Users can also submit photographs to the map and share their memories of the Blitz.

The project, devised by University of Portsmouth using data from the National Archives, reveals that Kenley was the hardest hit area of Croydon having been pounded with 116 bombs in eight months.

Ninety-six bombs rained down on Highfield, while Coulsdon West was inflicted with 105.

Brighton Road alone suffered nine terrifying bombings, including the horrific destruction of a bus depot in which seven people died.

Many of the buses in the depot were filled with petrol when two bombs fell on May 10, 1941, causing a huge fire.

Brian Roote, a local historian, said: "The bus garage bombing caused a lot of damage. It was horrendous.

"Croydon was hit with more doodlebugs during the Blitz than anywhere else in the country. They were aiming at London but they fell short."
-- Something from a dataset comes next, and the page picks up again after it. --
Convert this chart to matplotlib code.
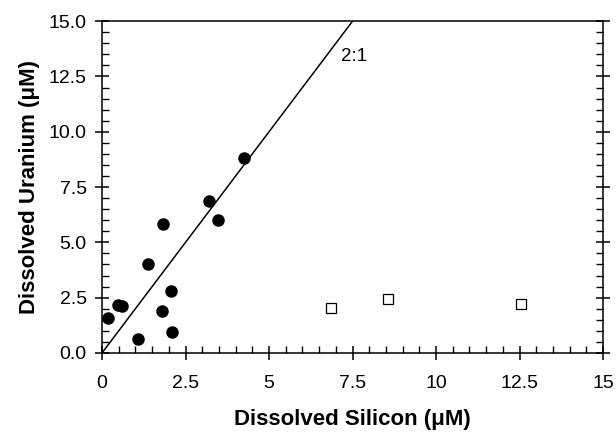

He added: "I was seven when the war broke out and I was evacuated down to Devon because my mother didn't feel it was safe for me to stay."

The Bomb Sight project maps where bombs fell by using the London World War Two bomb census, which was previously only available to view in the National Archives reading room.

Dr Kate Jones, a geographer at University of Portsmouth who led the project, said: "When you look at these maps and see the proliferation of bombs dropped on the capital it does illustrate the meaning of the word Blitz, which comes from the German meaning 'lightening war'.

"It seems astonishing that London survived the onslaught."